-- begin --

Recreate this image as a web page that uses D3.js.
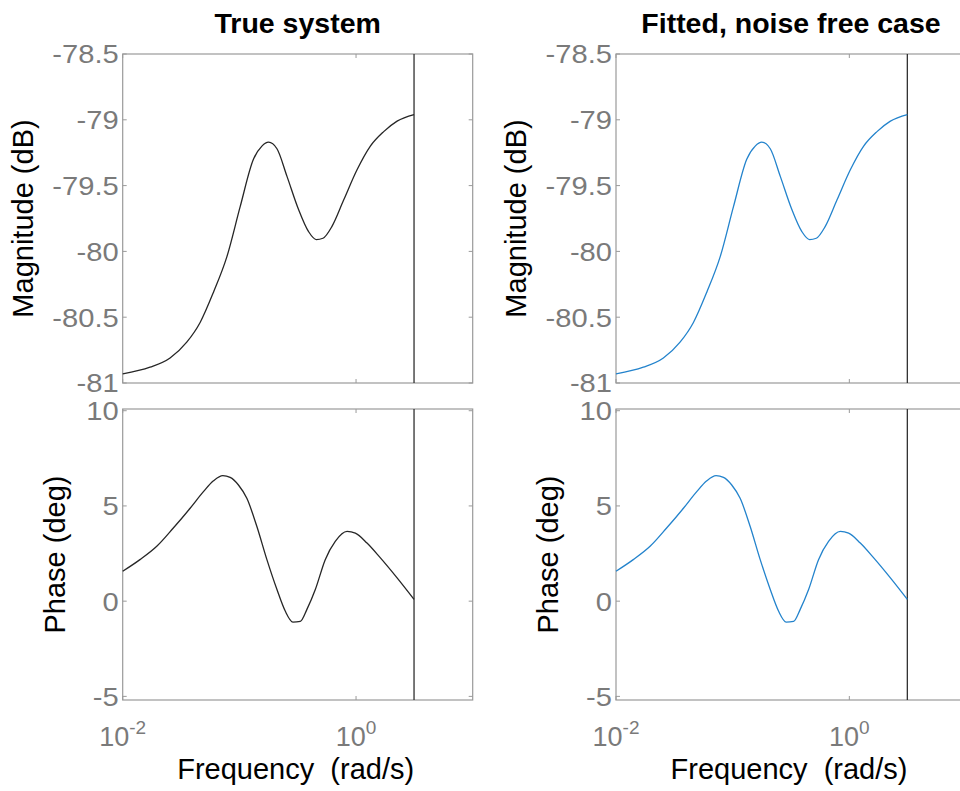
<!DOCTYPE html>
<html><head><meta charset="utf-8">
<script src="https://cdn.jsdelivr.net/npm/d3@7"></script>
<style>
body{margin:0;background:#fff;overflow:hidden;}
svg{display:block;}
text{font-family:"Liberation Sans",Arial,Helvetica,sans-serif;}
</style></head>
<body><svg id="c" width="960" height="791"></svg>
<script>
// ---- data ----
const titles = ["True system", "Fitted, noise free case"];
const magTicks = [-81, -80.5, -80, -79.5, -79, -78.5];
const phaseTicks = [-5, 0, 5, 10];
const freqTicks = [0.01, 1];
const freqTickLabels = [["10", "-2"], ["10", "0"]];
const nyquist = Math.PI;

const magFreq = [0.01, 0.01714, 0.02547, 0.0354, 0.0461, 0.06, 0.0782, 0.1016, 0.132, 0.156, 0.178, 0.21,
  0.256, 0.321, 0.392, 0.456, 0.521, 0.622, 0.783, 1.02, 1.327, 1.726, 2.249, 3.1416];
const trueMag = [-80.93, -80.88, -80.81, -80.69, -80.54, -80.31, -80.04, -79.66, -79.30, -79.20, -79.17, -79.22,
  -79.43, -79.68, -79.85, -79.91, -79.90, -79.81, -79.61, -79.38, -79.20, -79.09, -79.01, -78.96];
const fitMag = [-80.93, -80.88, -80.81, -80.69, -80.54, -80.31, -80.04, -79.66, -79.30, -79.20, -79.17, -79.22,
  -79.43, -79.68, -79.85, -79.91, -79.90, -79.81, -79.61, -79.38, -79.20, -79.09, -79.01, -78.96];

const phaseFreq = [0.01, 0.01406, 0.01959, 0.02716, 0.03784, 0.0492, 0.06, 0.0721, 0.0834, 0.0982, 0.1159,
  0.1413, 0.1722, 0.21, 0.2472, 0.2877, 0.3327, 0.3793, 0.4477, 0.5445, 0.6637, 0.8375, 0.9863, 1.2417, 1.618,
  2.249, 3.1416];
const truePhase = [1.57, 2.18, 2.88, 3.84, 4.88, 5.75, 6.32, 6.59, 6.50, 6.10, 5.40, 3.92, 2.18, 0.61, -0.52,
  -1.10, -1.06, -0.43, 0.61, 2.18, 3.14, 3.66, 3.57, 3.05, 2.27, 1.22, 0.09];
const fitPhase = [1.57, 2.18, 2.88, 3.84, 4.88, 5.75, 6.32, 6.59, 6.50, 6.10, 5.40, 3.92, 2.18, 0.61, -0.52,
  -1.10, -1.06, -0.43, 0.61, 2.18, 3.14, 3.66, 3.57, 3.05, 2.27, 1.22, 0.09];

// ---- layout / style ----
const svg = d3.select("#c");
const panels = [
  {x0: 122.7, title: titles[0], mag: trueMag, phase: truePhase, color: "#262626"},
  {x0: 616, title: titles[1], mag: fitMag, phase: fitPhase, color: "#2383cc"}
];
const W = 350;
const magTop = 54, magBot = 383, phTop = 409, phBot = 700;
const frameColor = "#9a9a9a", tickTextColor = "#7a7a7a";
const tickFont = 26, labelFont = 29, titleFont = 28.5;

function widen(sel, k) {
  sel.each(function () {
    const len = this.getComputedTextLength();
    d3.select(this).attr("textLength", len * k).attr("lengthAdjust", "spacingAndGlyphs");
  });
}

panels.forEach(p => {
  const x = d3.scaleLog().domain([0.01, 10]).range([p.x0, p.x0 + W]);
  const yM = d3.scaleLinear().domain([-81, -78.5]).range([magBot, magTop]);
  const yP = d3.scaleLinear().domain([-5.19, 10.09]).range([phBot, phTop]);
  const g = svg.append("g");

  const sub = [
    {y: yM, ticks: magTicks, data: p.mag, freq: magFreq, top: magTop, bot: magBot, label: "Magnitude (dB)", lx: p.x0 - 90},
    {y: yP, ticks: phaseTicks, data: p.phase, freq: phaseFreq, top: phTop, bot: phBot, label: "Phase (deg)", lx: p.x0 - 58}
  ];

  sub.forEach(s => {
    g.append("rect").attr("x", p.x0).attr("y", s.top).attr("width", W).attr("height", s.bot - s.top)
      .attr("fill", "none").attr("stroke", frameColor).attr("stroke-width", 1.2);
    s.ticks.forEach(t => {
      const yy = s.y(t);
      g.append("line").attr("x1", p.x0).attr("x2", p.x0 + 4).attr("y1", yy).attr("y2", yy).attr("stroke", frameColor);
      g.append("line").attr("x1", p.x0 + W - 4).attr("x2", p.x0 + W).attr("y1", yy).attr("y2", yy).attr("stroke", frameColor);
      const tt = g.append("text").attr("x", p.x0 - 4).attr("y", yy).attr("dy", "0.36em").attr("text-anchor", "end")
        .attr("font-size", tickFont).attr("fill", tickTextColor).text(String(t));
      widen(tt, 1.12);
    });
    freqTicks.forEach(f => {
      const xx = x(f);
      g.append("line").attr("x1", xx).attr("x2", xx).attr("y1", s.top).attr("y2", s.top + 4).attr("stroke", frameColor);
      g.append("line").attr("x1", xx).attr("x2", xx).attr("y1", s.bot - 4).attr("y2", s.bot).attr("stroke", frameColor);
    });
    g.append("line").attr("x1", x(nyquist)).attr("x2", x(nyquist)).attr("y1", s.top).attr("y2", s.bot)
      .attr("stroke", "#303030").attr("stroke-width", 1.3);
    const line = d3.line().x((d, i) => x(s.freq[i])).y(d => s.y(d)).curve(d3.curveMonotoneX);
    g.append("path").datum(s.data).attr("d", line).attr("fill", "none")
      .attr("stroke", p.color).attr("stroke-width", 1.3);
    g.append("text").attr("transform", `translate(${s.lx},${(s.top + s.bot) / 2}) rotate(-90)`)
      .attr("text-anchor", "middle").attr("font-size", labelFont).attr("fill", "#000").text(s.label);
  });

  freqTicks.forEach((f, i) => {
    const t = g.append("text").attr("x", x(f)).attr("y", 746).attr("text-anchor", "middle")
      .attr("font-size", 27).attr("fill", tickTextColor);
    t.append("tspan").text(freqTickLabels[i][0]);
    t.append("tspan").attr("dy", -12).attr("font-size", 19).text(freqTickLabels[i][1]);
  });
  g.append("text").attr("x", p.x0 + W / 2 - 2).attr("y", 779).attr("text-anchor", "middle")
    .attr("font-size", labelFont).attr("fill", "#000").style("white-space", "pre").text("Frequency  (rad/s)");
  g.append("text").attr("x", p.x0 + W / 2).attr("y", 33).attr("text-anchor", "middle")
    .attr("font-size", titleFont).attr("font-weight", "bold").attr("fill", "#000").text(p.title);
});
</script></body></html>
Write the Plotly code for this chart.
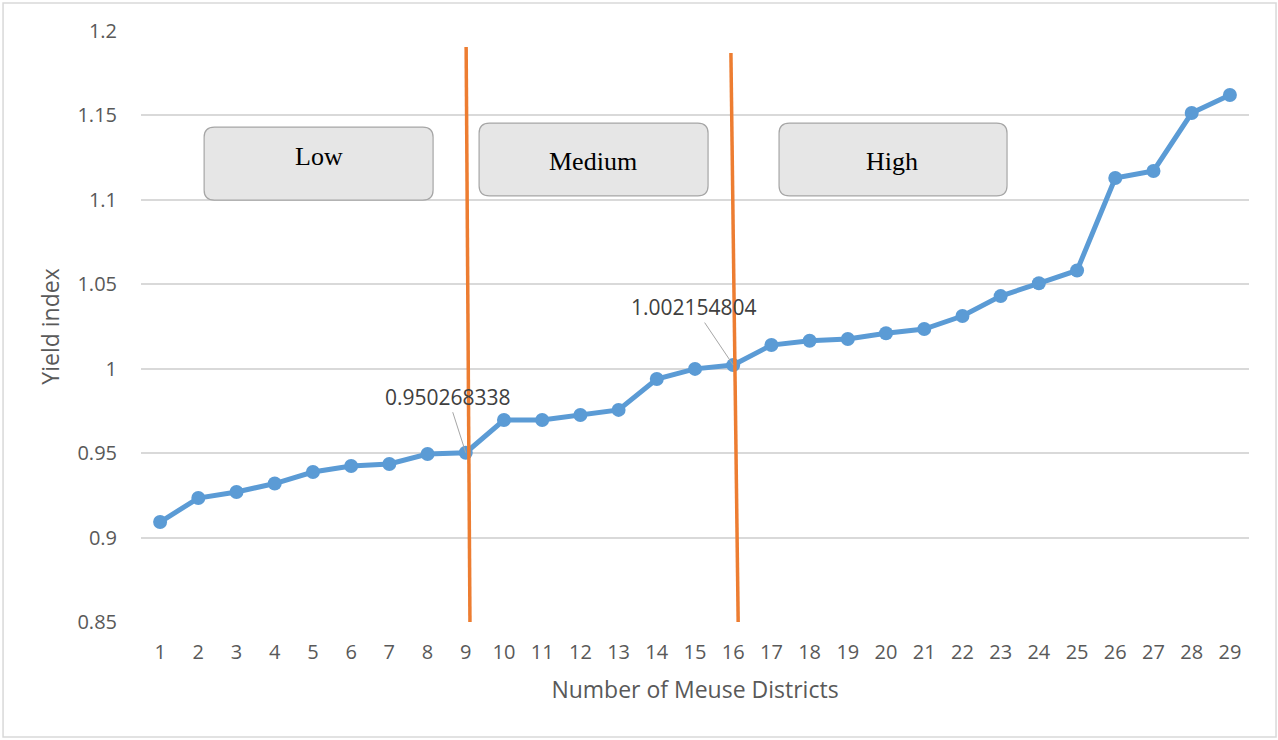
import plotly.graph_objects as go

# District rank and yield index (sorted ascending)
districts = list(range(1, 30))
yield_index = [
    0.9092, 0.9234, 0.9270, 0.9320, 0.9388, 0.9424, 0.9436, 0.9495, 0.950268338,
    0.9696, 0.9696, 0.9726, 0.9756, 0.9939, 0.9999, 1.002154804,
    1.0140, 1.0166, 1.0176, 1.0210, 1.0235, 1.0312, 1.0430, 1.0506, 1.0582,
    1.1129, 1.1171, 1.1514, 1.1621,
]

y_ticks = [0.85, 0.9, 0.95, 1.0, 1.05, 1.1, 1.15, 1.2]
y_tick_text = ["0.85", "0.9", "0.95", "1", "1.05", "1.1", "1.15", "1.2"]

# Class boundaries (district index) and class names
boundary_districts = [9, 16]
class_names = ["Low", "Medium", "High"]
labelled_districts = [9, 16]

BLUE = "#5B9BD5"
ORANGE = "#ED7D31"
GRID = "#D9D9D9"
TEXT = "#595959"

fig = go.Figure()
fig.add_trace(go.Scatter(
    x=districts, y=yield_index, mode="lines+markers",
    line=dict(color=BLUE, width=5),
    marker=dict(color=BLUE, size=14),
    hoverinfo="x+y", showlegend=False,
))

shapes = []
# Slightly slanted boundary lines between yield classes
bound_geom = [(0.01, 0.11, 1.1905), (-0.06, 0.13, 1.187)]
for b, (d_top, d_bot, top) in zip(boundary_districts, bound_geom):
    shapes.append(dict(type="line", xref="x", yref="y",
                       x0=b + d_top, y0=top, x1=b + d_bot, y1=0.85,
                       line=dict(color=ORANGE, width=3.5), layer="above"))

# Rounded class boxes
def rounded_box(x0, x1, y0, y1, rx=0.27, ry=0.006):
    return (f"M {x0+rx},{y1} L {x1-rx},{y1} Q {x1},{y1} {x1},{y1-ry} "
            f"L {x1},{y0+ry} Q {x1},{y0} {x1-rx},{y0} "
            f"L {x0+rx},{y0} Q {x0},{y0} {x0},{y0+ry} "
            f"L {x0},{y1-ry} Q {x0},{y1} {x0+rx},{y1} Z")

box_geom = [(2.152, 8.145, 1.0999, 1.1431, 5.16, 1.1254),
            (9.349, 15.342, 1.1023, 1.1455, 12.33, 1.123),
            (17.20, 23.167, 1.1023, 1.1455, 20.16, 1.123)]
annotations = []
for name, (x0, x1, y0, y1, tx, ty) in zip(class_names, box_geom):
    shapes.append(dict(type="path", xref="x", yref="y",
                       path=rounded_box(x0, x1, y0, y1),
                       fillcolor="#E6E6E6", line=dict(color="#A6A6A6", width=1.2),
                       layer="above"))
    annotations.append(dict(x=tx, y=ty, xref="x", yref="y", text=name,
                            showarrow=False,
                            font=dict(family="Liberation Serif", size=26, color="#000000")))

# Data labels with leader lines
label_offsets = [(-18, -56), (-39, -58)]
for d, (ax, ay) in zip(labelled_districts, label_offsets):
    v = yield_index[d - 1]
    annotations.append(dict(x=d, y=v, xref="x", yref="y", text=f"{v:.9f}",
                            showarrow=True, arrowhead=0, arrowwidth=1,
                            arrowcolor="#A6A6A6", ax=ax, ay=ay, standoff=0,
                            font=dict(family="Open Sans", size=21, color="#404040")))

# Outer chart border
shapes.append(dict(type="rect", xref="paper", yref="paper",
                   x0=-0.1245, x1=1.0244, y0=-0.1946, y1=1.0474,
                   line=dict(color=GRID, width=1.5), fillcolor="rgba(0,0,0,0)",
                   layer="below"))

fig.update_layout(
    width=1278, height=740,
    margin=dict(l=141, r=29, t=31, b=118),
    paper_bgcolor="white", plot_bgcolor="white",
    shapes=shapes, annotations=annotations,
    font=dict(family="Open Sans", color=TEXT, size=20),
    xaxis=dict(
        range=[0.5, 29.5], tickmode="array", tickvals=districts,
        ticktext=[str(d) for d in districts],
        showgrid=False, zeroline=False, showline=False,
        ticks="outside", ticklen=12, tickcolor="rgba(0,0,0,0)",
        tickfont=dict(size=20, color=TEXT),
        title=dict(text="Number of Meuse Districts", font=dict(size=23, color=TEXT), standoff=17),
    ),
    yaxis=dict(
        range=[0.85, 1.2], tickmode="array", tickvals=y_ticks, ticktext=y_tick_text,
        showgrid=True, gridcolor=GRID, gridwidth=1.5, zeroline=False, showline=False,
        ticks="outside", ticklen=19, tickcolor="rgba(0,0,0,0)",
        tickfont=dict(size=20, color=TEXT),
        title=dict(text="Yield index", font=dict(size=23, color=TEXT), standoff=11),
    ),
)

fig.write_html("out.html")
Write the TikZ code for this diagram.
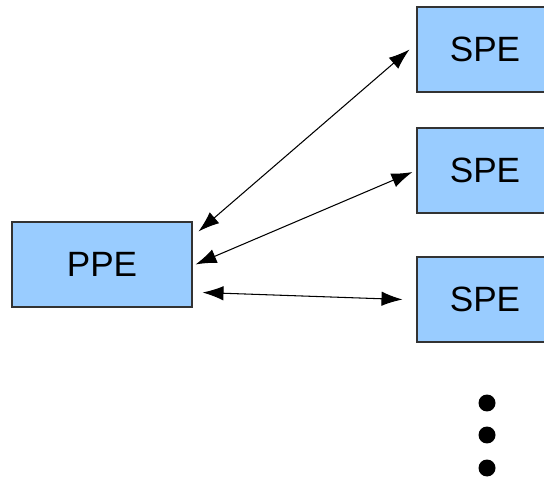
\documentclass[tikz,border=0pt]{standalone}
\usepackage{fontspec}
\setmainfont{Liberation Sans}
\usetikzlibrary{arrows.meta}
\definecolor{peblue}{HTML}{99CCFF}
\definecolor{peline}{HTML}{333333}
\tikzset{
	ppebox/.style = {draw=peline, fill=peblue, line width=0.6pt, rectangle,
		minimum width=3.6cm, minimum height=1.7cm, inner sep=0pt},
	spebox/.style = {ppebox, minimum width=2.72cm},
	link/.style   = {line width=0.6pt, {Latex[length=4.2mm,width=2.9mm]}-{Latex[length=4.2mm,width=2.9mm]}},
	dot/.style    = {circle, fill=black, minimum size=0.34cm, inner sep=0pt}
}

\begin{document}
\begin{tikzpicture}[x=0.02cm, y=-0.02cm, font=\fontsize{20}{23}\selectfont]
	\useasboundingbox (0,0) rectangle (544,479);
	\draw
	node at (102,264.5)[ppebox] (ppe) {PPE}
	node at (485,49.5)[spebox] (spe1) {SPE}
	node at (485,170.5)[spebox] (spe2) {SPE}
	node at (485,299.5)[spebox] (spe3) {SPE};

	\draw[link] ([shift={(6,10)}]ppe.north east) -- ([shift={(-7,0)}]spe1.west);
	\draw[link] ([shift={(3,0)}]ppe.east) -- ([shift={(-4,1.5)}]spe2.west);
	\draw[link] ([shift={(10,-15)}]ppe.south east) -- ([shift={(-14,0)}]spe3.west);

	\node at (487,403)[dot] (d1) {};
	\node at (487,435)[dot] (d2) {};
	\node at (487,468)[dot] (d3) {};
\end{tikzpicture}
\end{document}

-- end --

Stated goal
Your first line is the one with "Write the TikZ code for this diagram.", and your last is the one with "node at (485,299.5)[spebox]". Copy those and every line between them exactly, without any pictures.

Solution for this task
Write the TikZ code for this diagram.
\documentclass[tikz,border=0pt]{standalone}
\usepackage{fontspec}
\setmainfont{Liberation Sans}
\usetikzlibrary{arrows.meta}
\definecolor{peblue}{HTML}{99CCFF}
\definecolor{peline}{HTML}{333333}
\tikzset{
	ppebox/.style = {draw=peline, fill=peblue, line width=0.6pt, rectangle,
		minimum width=3.6cm, minimum height=1.7cm, inner sep=0pt},
	spebox/.style = {ppebox, minimum width=2.72cm},
	link/.style   = {line width=0.6pt, {Latex[length=4.2mm,width=2.9mm]}-{Latex[length=4.2mm,width=2.9mm]}},
	dot/.style    = {circle, fill=black, minimum size=0.34cm, inner sep=0pt}
}

\begin{document}
\begin{tikzpicture}[x=0.02cm, y=-0.02cm, font=\fontsize{20}{23}\selectfont]
	\useasboundingbox (0,0) rectangle (544,479);
	\draw
	node at (102,264.5)[ppebox] (ppe) {PPE}
	node at (485,49.5)[spebox] (spe1) {SPE}
	node at (485,170.5)[spebox] (spe2) {SPE}
	node at (485,299.5)[spebox] (spe3) {SPE};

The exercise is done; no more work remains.